Nel comunicato finale – ancora tutto da scrivere – l’enfasi sulla crescita dovrebbe essere abbinata a riferimenti quanto più possibile circostanziati alle infrastrutture (da sostenere con finanziamenti privati) e al commercio internazionali da rilanciare. Di infrastrutture c’è “un deficit”, dice Sloper, citando i dati Ocse sui principali paesi industrializzati: “Da qui al 2030, l’Organizzazione internazionale stima che siano necessari oltre 50 trilioni di dollari di investimenti”, quasi tre volte il pil dell’Unione europea. Quanto agli scambi di merci, pur sottolineando che la sede deputata resta l’Organizzazione mondiale del commercio, Sloper osserva: “Occorre ragionare sul numero crescente di accordi di libero scambio regionali. Una buona notizia, certo, ma troppi accordi che si accavallano tra loro comportano pure maggiori costi per le imprese che si muovono nelle loro maglie e che si devono adattare a regimi normativi e regolamentari differenti”. Per questo, dopo l’accordo di Bali dello scorso dicembre che conteneva alcune concessioni ai paesi in via di sviluppo, “sarà bene rafforzare un approccio davvero multilaterale alla materia”.

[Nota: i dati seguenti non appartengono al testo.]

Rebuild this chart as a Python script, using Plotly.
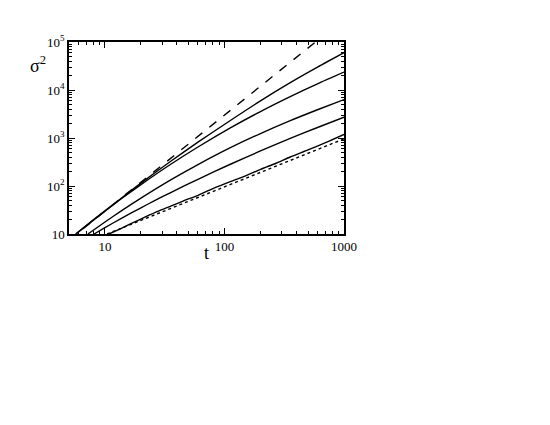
import plotly.graph_objects as go

# time points and mean-square displacement for each curve
t_ballistic = [5.0, 1000.0]
s_ballistic = [7.5, 3.0e5]

t_diffusive = [10.4, 1000.0]
s_diffusive = [10.0, 960.0]

t1 = [5.7, 8.0, 13.6, 20.0, 35.5, 60.0, 112.0, 200.0, 355.0, 600.0, 1000.0]
s1 = [10.0, 19.7, 55.0, 115.0, 327.0, 818.0, 2320.0, 5930.0, 14200.0, 29900.0, 59800.0]

t2 = [5.7, 8.0, 13.6, 20.0, 35.5, 60.0, 112.0, 200.0, 355.0, 600.0, 1000.0]
s2 = [10.0, 19.5, 53.5, 107.0, 284.0, 650.0, 1625.0, 3560.0, 7280.0, 13450.0, 23600.0]

t3 = [7.2, 10.0, 13.6, 20.0, 35.5, 60.0, 112.0, 200.0, 355.0, 600.0, 1000.0]
s3 = [10.0, 17.8, 30.0, 56.0, 134.0, 279.0, 627.0, 1236.0, 2296.0, 3880.0, 6310.0]

t4 = [8.1, 10.0, 13.6, 20.0, 26.0, 35.5, 60.0, 112.0, 200.0, 355.0, 600.0, 1000.0]
s4 = [10.0, 13.6, 20.9, 35.2, 49.4, 73.0, 138.0, 284.0, 537.0, 979.0, 1656.0, 2716.0]

t5 = [10.8, 13.6, 17.0, 22.0, 28.0, 35.5, 45.0, 60.0, 80.0, 112.0, 150.0, 200.0, 270.0, 355.0, 500.0, 700.0, 1000.0]
s5 = [10.0, 13.0, 17.0, 23.0, 30.0, 38.0, 48.5, 64.0, 88.0, 123.0, 162.0, 222.0, 298.0, 402.0, 565.0, 800.0, 1190.0]

x_ticks = [10, 100, 1000]
x_labels = ["10", "100", "1000"]
y_ticks = [10, 100, 1000, 10000, 100000]
y_labels = ["10", "10<sup>2</sup>", "10<sup>3</sup>", "10<sup>4</sup>", "10<sup>5</sup>"]

x_minor = [m * 10 ** e for e in range(0, 3) for m in range(2, 10)]
y_minor = [m * 10 ** e for e in range(1, 5) for m in range(2, 10)]

fig = go.Figure()

for tt, ss in [(t1, s1), (t2, s2), (t3, s3), (t4, s4), (t5, s5)]:
    fig.add_trace(go.Scatter(
        x=tt, y=ss, mode="lines", line_shape="spline",
        line=dict(color="black", width=1.4, smoothing=0.6),
        showlegend=False, hoverinfo="skip",
    ))

fig.add_trace(go.Scatter(
    x=t_ballistic, y=s_ballistic, mode="lines",
    line=dict(color="black", width=1.4, dash="dash"),
    showlegend=False, hoverinfo="skip",
))

fig.add_trace(go.Scatter(
    x=t_diffusive, y=s_diffusive, mode="lines",
    line=dict(color="black", width=1.4, dash="dot"),
    showlegend=False, hoverinfo="skip",
))

axis_font = dict(family="Liberation Serif", size=13, color="black")

# plot area in page pixels: left 69, right 344, top 42, bottom 234
# (the html body adds an 8 px offset)
m_l, m_r, m_t, m_b = 61, 214, 34, 199

fig.update_layout(
    width=550,
    height=425,
    paper_bgcolor="white",
    plot_bgcolor="white",
    margin=dict(l=m_l, r=m_r, t=m_t, b=m_b),
    xaxis=dict(
        type="log",
        range=[0.699, 3.0],
        tickvals=x_ticks,
        ticktext=x_labels,
        ticks="inside", ticklen=6, tickcolor="black",
        minor=dict(tickvals=x_minor, ticks="inside", ticklen=3,
                   tickcolor="black", showgrid=False),
        showline=True, linecolor="black", linewidth=1.5, mirror="ticks",
        showgrid=False, zeroline=False,
        tickfont=axis_font,
    ),
    yaxis=dict(
        type="log",
        range=[1.0, 5.0],
        tickvals=y_ticks,
        ticktext=y_labels,
        ticks="inside", ticklen=6, tickcolor="black",
        minor=dict(tickvals=y_minor, ticks="inside", ticklen=3,
                   tickcolor="black", showgrid=False),
        showline=True, linecolor="black", linewidth=1.5, mirror="ticks",
        showgrid=False, zeroline=False,
        tickfont=axis_font,
    ),
)

plot_w = 550 - m_l - m_r
plot_h = 425 - m_t - m_b
fig.add_annotation(
    text="σ<sup>2</sup>", xref="paper", yref="paper",
    x=(38 - 69) / plot_w, y=(234 - 64) / plot_h,
    xanchor="center", yanchor="middle",
    showarrow=False, font=dict(family="Liberation Serif", size=18, color="black"),
)
fig.add_annotation(
    text="t", xref="paper", yref="paper",
    x=(206 - 69) / plot_w, y=(234 - 253) / plot_h,
    xanchor="center", yanchor="middle",
    showarrow=False, font=dict(family="Liberation Serif", size=18, color="black"),
)

fig.write_html("out.html")
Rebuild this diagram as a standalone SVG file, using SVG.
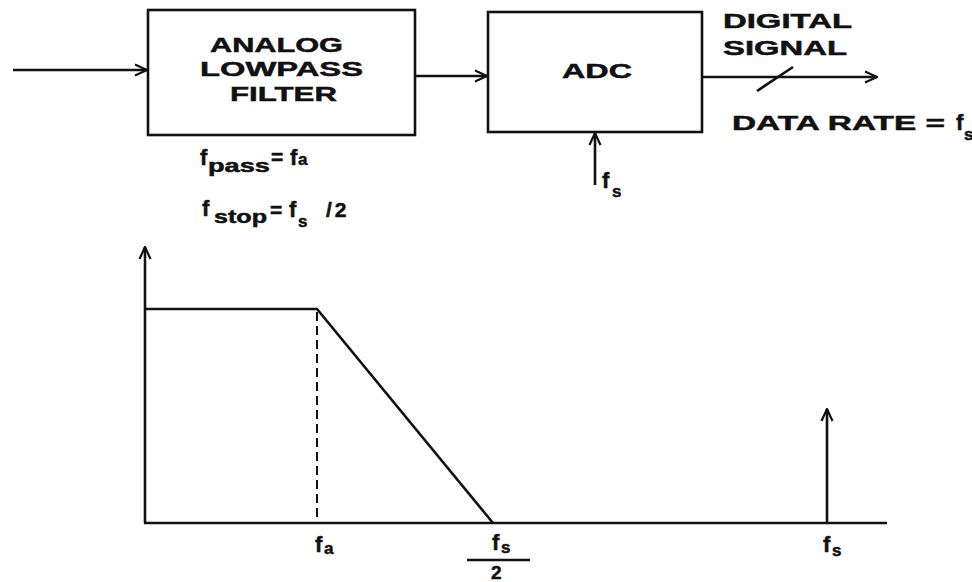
<svg xmlns="http://www.w3.org/2000/svg" width="972" height="582" viewBox="0 0 972 582">
<style>
.ln{stroke:#111;stroke-width:2.6;fill:none}
.bx{stroke:#111;stroke-width:2.6;fill:#fff}
.t{font-family:"Liberation Sans",Arial,sans-serif;font-weight:bold;fill:#111;stroke:#111;stroke-width:0.5}
</style>
<defs>
<marker id="ah" viewBox="0 0 14 14" refX="13" refY="7" markerWidth="14" markerHeight="14" markerUnits="userSpaceOnUse" orient="auto">
<path d="M1,1.5 L13,7 L1,12.5" fill="none" stroke="#111" stroke-width="2.2"/>
</marker>
</defs>
<rect width="972" height="582" fill="#fff"/>
<g id="filter">
<rect class="bx" x="148" y="10" width="267" height="125"/>
<text class="t" x="210" y="52" font-size="21" textLength="133" lengthAdjust="spacingAndGlyphs">ANALOG</text>
<text class="t" x="200" y="76" font-size="21" textLength="163" lengthAdjust="spacingAndGlyphs">LOWPASS</text>
<text class="t" x="230" y="101" font-size="21" textLength="107" lengthAdjust="spacingAndGlyphs">FILTER</text>
</g>
<g id="adc">
<rect class="bx" x="488" y="12" width="214" height="120"/>
<text class="t" x="562" y="78" font-size="21" textLength="70" lengthAdjust="spacingAndGlyphs">ADC</text>
</g>
<g id="connectors">
<line class="ln" x1="13" y1="70" x2="147" y2="70" marker-end="url(#ah)"/>
<line class="ln" x1="415" y1="76" x2="487" y2="76" marker-end="url(#ah)"/>
<line class="ln" x1="702" y1="77" x2="877" y2="77" marker-end="url(#ah)"/>
<line class="ln" x1="757" y1="91" x2="793" y2="67"/>
<line class="ln" x1="595" y1="185" x2="595" y2="133" marker-end="url(#ah)"/>
</g>
<g id="labels">
<text class="t" x="723" y="28" font-size="21" textLength="129" lengthAdjust="spacingAndGlyphs">DIGITAL</text>
<text class="t" x="723" y="55" font-size="21" textLength="124" lengthAdjust="spacingAndGlyphs">SIGNAL</text>
<text class="t" x="732" y="130" font-size="21" textLength="213" lengthAdjust="spacingAndGlyphs">DATA RATE =</text>
<text class="t" x="956" y="130" font-size="22">f</text>
<text class="t" x="964" y="140" font-size="17">s</text>
<text class="t" x="602" y="188" font-size="22">f</text>
<text class="t" x="612" y="197" font-size="17">s</text>
<text class="t" x="200" y="165" font-size="22">f</text>
<text class="t" x="208" y="172" font-size="18" textLength="62" lengthAdjust="spacingAndGlyphs">pass</text>
<text class="t" x="271" y="164" font-size="21">=</text>
<text class="t" x="290" y="165" font-size="22">f</text>
<text class="t" x="298" y="165" font-size="17">a</text>
<text class="t" x="202" y="216" font-size="22">f</text>
<text class="t" x="214" y="223" font-size="18" textLength="53" lengthAdjust="spacingAndGlyphs">stop</text>
<text class="t" x="270" y="217" font-size="21">=</text>
<text class="t" x="289" y="217" font-size="22">f</text>
<text class="t" x="298" y="227" font-size="17">s</text>
<text class="t" x="326" y="217" font-size="21" letter-spacing="3">/2</text>
</g>
<g id="graph">
<line class="ln" x1="145" y1="523" x2="145" y2="247" marker-end="url(#ah)"/>
<line class="ln" x1="144" y1="523" x2="887" y2="523"/>
<polyline class="ln" points="145,309 317,309 493,523"/>
<line x1="317" y1="312" x2="317" y2="521" stroke="#111" stroke-width="2" stroke-dasharray="9,5"/>
<line class="ln" x1="827" y1="523" x2="827" y2="409" marker-end="url(#ah)"/>
<text class="t" x="315" y="552" font-size="22">f</text>
<text class="t" x="324" y="554" font-size="17">a</text>
<text class="t" x="492" y="550" font-size="22">f</text>
<text class="t" x="501" y="553" font-size="17">s</text>
<line class="ln" x1="467" y1="560" x2="530" y2="560"/>
<text class="t" x="491" y="579" font-size="19">2</text>
<text class="t" x="823" y="552" font-size="22">f</text>
<text class="t" x="832" y="556" font-size="17">s</text>
</g>
</svg>
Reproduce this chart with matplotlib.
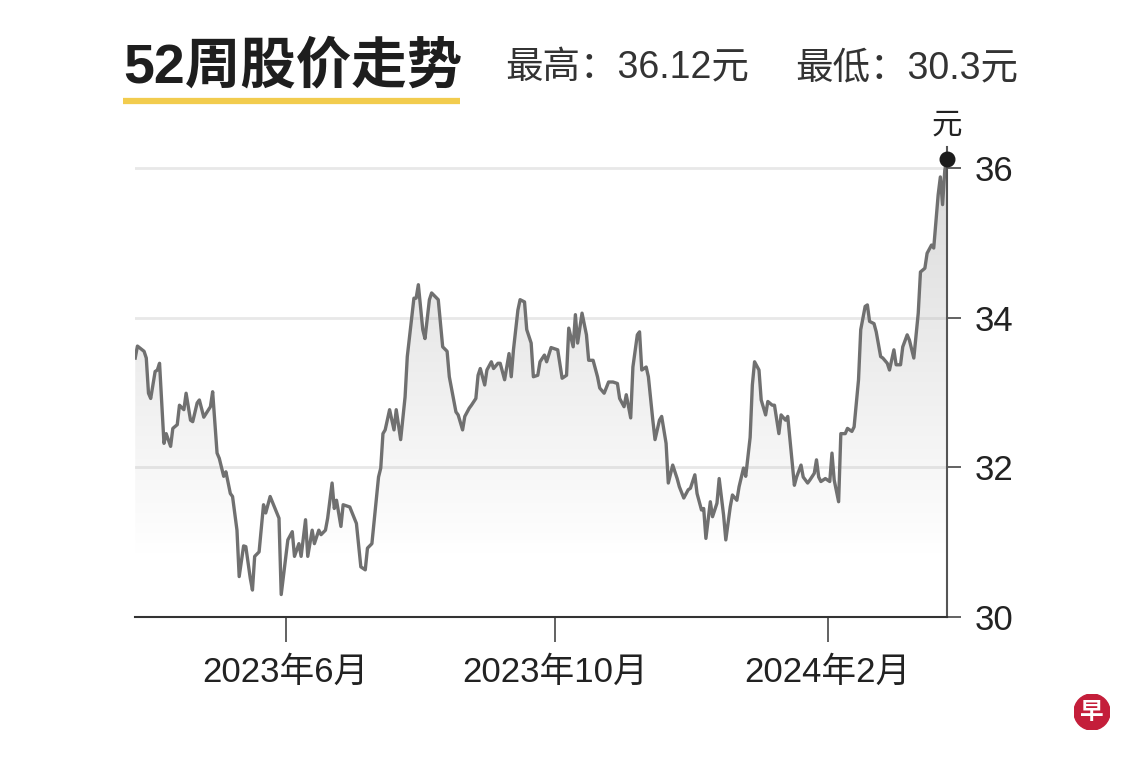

A dimostrazione dell’importanza che attribuisce alle forze imprenditoriali, il governo australiano ha esortato il gruppo Business 20, cioè i rappresentanti delle aziende dei venti paesi protagonisti, a “presentare per la prima volta le proprie raccomandazioni specifiche ai governi a metà anno, prima del summit finale tra i leader, così che possano diventare argomento di discussione e non soltanto un appello di maniera”. Tanta fiducia ai privati, dunque, ma in cambio anche l’impegno degli stati affinché l’Ocse concluda per esempio entro il 2014 la stesura dei nuovi standard Beps, cioè su erosione della base imponibile e spostamento dei profitti aziendali nei paesi dove il fisco è più leggero: “L’Australia rimane favorevole a una competizione tra regimi fiscali, non insegue una impossibile uniformità. Ma le scelte dei privati devono essere informate e tracciabili”.
Al prossimo G20, insomma, il connotato mercatista sarà tutt’altro che dissimulato. Ne risentiranno forse quei temi solitamente considerati più spendibili in pubblico dalle cancellerie, come il global warming? “Di cambiamento climatico discuteremo, certo, ma per quegli aspetti che sono propri del G20, cioè di un forum che si deve concentrare sulla governance e sul coordinamento economici. E compatibilmente col fatto che oggi la priorità rimane quella di stimolare crescita e lavoro”.